Fans will no longer be able to tune into ESPN Tucson and hear Jeff Dean hosting his show. Friday morning was his last show, according to his Facebook and Twitter pages.

The Jeff Dean Show had been airing from 7-9a MT weekday mornings. Dean took to social media to relay the news and the reason behind him stepping away from the microphone. Dean said on Facebook:

“This morning I signed off from my radio show on ESPN Tucson for the final time. I have been devoting too much of my life and my time to working multiple jobs…the years of burning the candle at both ends has taken a dire toll on my health and for the first time in my life, I’m going to put myself and my livelihood first”

Jeff Dean Facebook

Dean went on to emphasize that he isn’t stepping away from ESPN Tucson, he’s just taking himself off the air. He also added that “gladly, I will be continuing my position as PA announcer of University of Arizona Football and Men’s basketball.”
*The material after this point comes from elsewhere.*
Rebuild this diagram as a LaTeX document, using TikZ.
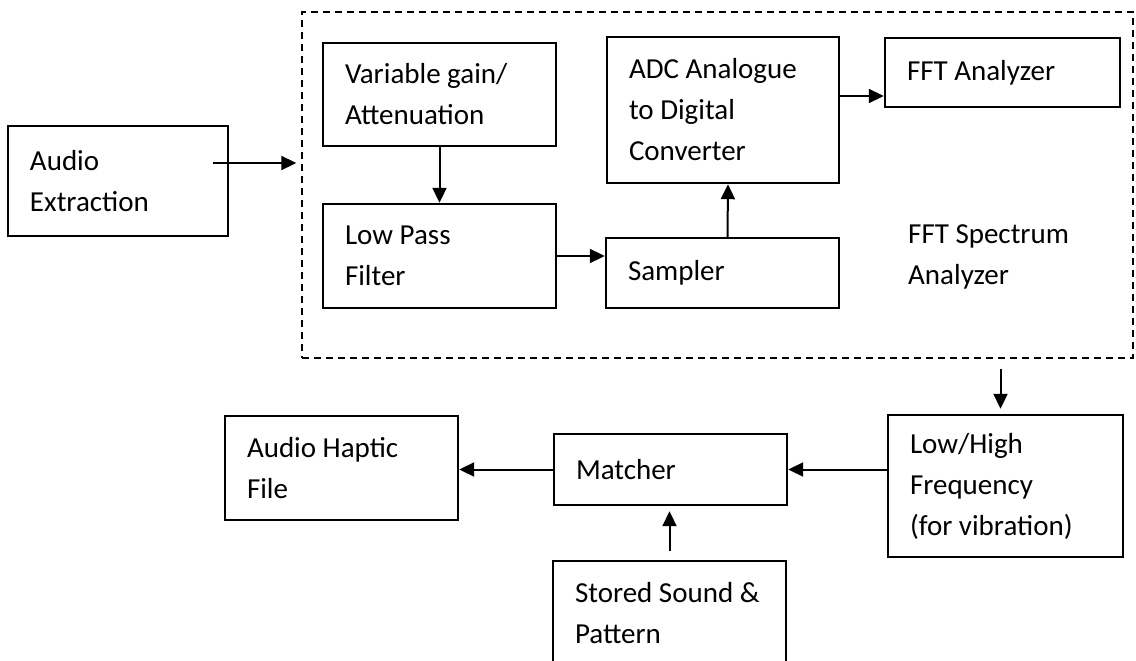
\documentclass[tikz,border=0pt]{standalone}
\usepackage{fontspec}
\setmainfont{Carlito}
\usetikzlibrary{arrows.meta}

\begin{document}
\begin{tikzpicture}[x=1pt,y=-1pt,
	blk/.style 2 args={draw, line width=2.4pt, align=flush left, inner xsep=22pt, inner ysep=0pt, text width=#1, minimum height=#2},
	arr/.style={-{Triangle[length=15pt,width=14pt]}, line width=2pt},
	every node/.style={font=\fontsize{29}{41}\selectfont}]

		\useasboundingbox (0,0) rectangle (1136,661);

		\node(analyser) at (717.5,185)[draw, line width=1.4pt, dash pattern=on 7pt off 5pt, minimum width=831pt, minimum height=346pt]{};
		\node(ae) at (118,181)[blk={176pt}{110pt}]{Audio\\Extraction};
		\node(vg) at (439.5,94.5)[blk={189pt}{103pt}]{Variable~gain/\\Attenuation};
		\node(lpf) at (439.5,256)[blk={189pt}{104pt}]{Low Pass\\Filter};
		\node(adc) at (723,110)[blk={188pt}{146pt}]{ADC~Analogue\\to Digital\\Converter};
		\node(smp) at (722.5,273)[blk={189pt}{70pt}]{Sampler};
		\node(fft) at (1002.5,72.5)[blk={191pt}{69pt}]{FFT~Analyzer};
		\node(spec) at (908,243)[anchor=base west, inner sep=0pt, text width=200pt, align=flush left]{FFT Spectrum\\Analyzer};
		\node(lh) at (1005.5,486)[blk={191pt}{142pt}]{Low/High\\Frequency\\(for~vibration)};
		\node(mt) at (670.5,469.5)[blk={189pt}{71pt}]{Matcher};
		\node(ah) at (341.5,468)[blk={189pt}{104pt}]{Audio~Haptic\\File};
		\node(ss) at (669.5,613)[blk={189pt}{104pt}]{Stored~Sound~\&\\Pattern};

		\draw[arr, shorten >=5pt] ([xshift=-16pt,yshift=18pt]ae.east) coordinate(aeout) -- (aeout -| analyser.west);
		\draw[arr] (vg) -- (lpf);
		\draw[arr] (lpf.east) -- (lpf.east -| smp.west);
		\draw[arr] ([xshift=5pt]smp.north) -- ([xshift=5pt]adc.south);
		\draw[arr] ([yshift=14pt]adc.east) coordinate(adcout) -- (adcout -| fft.west);
		\draw[arr, shorten <=10pt, shorten >=5pt] ([xshift=-5pt]lh.north |- analyser.south) -- ([xshift=-5pt]lh.north);
		\draw[arr] (mt.east -| lh.west) -- (mt.east);
		\draw[arr] (mt.west) -- (mt.west -| ah.east);
		\draw[arr, shorten <=9pt, shorten >=5pt] (ss.north) -- (ss.north |- mt.south);

	\end{tikzpicture}
\end{document}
Dean would also go onto Twitter to add even further context for his self-removal from the ESPN Tucson airwaves. He added, “It’s not a decision I arrived at hastily, as it’s been a 6 month mental grind to make the ultimate decision that had to be made, and I’m not particularly happy about it, but I have to put my health first, we all do, and make sure we’re around long enough to enjoy life”.

Dean had been ESPN Tucson’s morning host since November 2019.